To make this work, and to get revenue to keep things on while building training that benefits everyone I worked with a few governance books, reflected on the best practices of the past companies I ran and worked with to come to this synthesis of business protocols.
This governance protocol is also built with a few niche finance management techniques that operators use to manage their cash flow.
- Profit First for financial transparency
- Slicing Pie / Phantom Profit for how people are paid on contribution
- Bicamerial Governance so members + staff + teams + owners can discuss ideas and maybe pass/veto suggestions
Pair this with the same inclusive data the business owner has with the Obeya, and its done. Its just everyone can discuss, vote, and have all the data and the facts. Each person contributes in their own way -- they can lead or work within a system (quest) or can be a paid client/member and enjoy the training/product/resources and share what else they need to guide.
And the decisions voted in guide both as a high ICE score confidence vote (e.g. the members and team want to build this, so lets build this) vs a random but emotionally charged and untested idea by whoevers well paid or in charge)
What does this mean in practice.
This means that all new members coming in pay something as low as lets say $27/mo -- but they get a vote on how that $ is used.
And people that are compitent enough to join the team, and earn value, earn a slice of the profit sharing in proportion. E.g. If a person contributes 10% of the revenue they get 10% of the profit sharing. Easy (And as long as they don't harm the company) they keep getting $.

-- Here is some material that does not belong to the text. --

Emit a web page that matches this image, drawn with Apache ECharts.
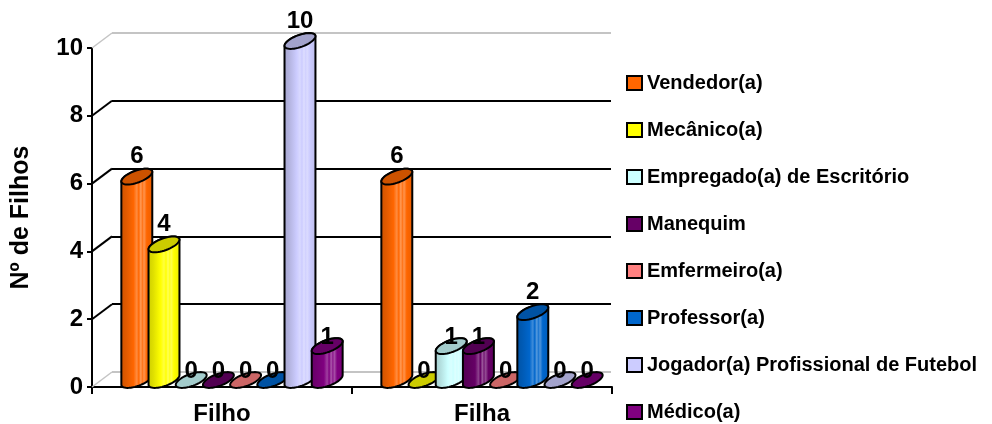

This way we pool resources (money, time, manpower, luck?, mental clarity, etc) together.
Make the MAXIMUM better decisions as a group to use those the most.
Its not a "$27 gets used to give Jake a lambo" (Idgaf about that), but a "Hey we collectively think if we have a 3 to 1 return on adspend, we can spend $10k to make $30k.. why don't we do that to get more members!"
And cash flow, repeat, and then decide what we do with excess profits, resources, etc.
>>>>> OK SO WHAT NOW <<<<<
In order to build this out, I've made a new category called Governance.
We can discuss this here.
I am scheduling a module on this depending on what people think.
Theres no change other than if people want to have a vote or say on how resources are used, they'd need to contribute to the resources.
And people can propose ideas, vote up, comment, as a soft yet fast way to discuss the governance of the community.
So drop this below. What do you think? I'll let this cook within the community for a few weeks to see.